Das Gespräch mit den Eltern gehört zum Berufsalltag junger Lehrer. Nur: Im Studium werden sie nicht darauf vorbereitet. Drei Lehrerinnen erzählen von ihren Erfahrungen.

Eltern und Lehrerinnen sollen regelmäßig miteinander sprechen, so schreiben es die Schulgesetze in Deutschland vor. Deshalb laden die meisten Schulen zweimal pro Schuljahr zu einem Elternsprechtag ein. Das Problem ist: Im Lehramtsstudium sind diese Gespräche kein Thema. Junge Lehrer lernen zwar, wie sie mit ihren Schülern umgehen
sollen, aber nicht, wie sie reagieren können, wenn Mütter ihre Kompetenz
infrage stellen oder Väter ihren Erzählungen nicht glauben.

Was erleben junge Lehrerinnen und Lehrer im Gespräch mit den Eltern? Mit welchen Herausforderungen müssen sie zurechtkommen? Wir haben mit drei von ihnen gesprochen.

“Ich fühlte mich machtlos”

Ich hatte mal einen Schüler, der
regelmäßig aufsprang und aus meinem Unterricht lief. In meinem Studium
müssen wir ein halbes Jahr lang den Unterricht an einer Schule
beobachten und eigenständig unterrichten. An der Uni wurden wir zwar auf
das Praxissemester vorbereitet, aber über solche Situationen haben wir
nie gesprochen.

Ich bin für meine Schüler verantwortlich; wenn
ihnen etwas passiert, ist es meine Schuld.

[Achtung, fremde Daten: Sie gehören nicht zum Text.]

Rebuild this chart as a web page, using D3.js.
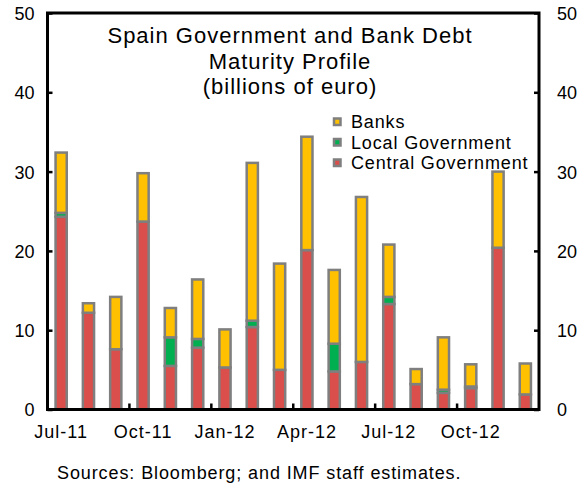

Deshalb lief ich dem Schüler
jedes Mal hinterher. Weil er viel schneller war als ich, musste ich ihn
regelmäßig auf dem Schulhof suchen. Das kostete mich viel Zeit.

Beim
Elterngespräch erklärte ich den Eltern das Problem. Der Vater verzog
das Gesicht und sagte, er könne sich nicht vorstellen, dass sein Sohn
einfach wegläuft, zu Hause sei er ein braver Junge. Ich schilderte die
Situation noch mal in allen Details, aber er ging überhaupt nicht auf
mich ein. Er behauptete weiterhin, sein Sohn würde nicht weglaufen. Die
Mutter sagte überhaupt nichts. 

“Bis heute weiß ich nicht, wie ich mit so einer Situation umgehen soll.”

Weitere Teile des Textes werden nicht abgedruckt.